One time in the summer of 1997 I was sitting in a staff meeting of the pastors. It was our time to go around giving our weekly reports. To my left sat the youth pastor. On his turn he told us of the retreat his high schoolers had just taken. It was nothing short of amazing: kids coming to Jesus, pouring out their hearts to God, returning with fervor for evangelism. The perfect report, I thought. I was next. "So David, what's happening with you?" A kind of embarrassment and despair began to creep in.

What had I done? I'd met with a few artists to listen to a long litany of woes which nobody really understood, held a rehearsal for a skit, day-dreamed about a hanging system. That was it. No conversions, no one slain in the Spirit, no whiz, no bang. Around the table: benignly puzzled looks. Hm, well, that’s interesting . . . ok . . . moving on.

It took seven years on the job for me no longer to feel that I had to justify my work as valuable. I still struggle at times, that it's a waste, that my time and energy could be put to better, more “useful” use.

Yet here I am. By hook or by crook I still love the church, love artists, love the artistic weirdness of Austin. I ask myself, Is it possible that the city’s well-being could be directly related to the Church’s participation in the arts community? Could the city be a more wonderful city if the Church threw itself into the mix? Yes, I say, very much yes, and amen.

How do I feel about this being my last festival? I feel melancholy. It’ll be hard to leave it. Mostly, however, I feel grateful. I feel profoundly grateful for the extraordinary human beings who have journeyed with me and who’ve made this festival ten thousand times better than I could ever have imagined. We’ve accomplished by God’s grace those long-ago imagined objectives, objectives that were really only a wish.
May it be so again. May the artists come alive like they’ve never been alive. May the Church be a haven and a home for them and a sign of Christ’s redemption for the broken. May the city be blessed because of our presence and through our lives taste and see that the Lord is indeed good.

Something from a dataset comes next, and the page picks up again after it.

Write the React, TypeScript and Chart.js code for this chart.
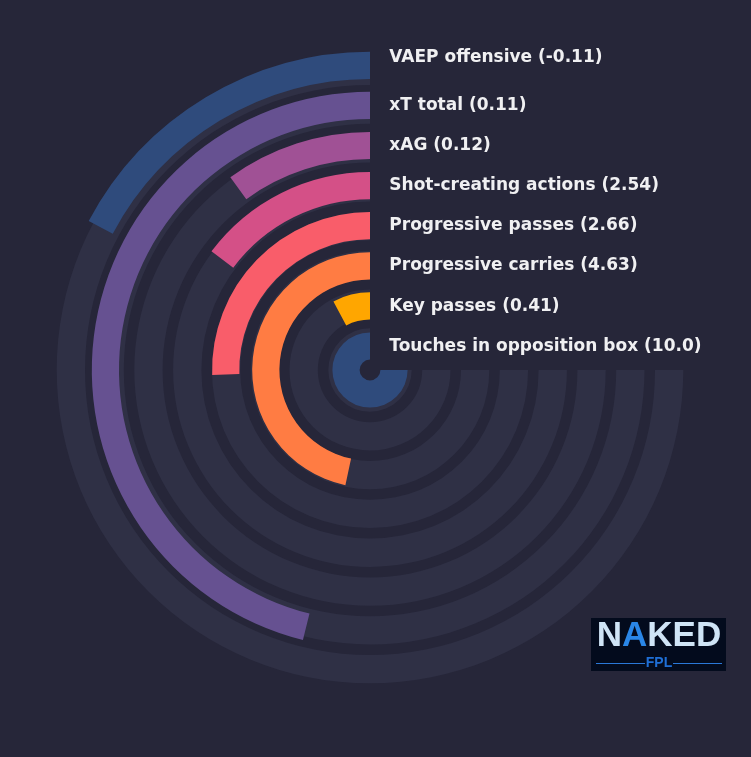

Thank you for coming. May you be blessed today much as we were back at the beginning.

5 comments:

The Aesthetic Elevator said...

Are there transcripts or outlines of the Darkness and Nudity seminars? I'd like to read these.

ceciliabrie said...

i think it would be beautiful if every artist who reads this and has been made More Alive through participation in the HopeArts community signed off here in the comments.
how many would there be? (and that's just those who take a look at the blog)...
I'm one.
~brie, nyc, working to establish the same in Greenwich Village...

jamie said...

David, I've been reading your blog for a long time from Phoenix, but I cannot recall why this is your last festival.

w. david o. taylor said...

Mister "Aesthetic Elevator," I will rummage around my files and see if I have notes for these seminars. I'll let you know.

Brie, I'd love to see how many more alive people are out there because of the festival. We had a strong first weekend. Lots to evaluate, as I'm sure you would guess, but the Classical concert was GOR-geous. Oh mama. I'll write more lengthily next week.

Jamie, I'm resigning from my post as arts pastor next summer '08. I'll be leaving, God-willing, for St. Andrews University in Scotland where I wish to pursue doctoral studies with Jeremy Begbie. So as of this summer everything I experience will be an experience of "my last this, my last that." There's a sadness about it but I think also a sense that the winds are changing and it's ok to begin to prepare for a migration.

jamie said...

Congratulations! What a wonderful opportunity!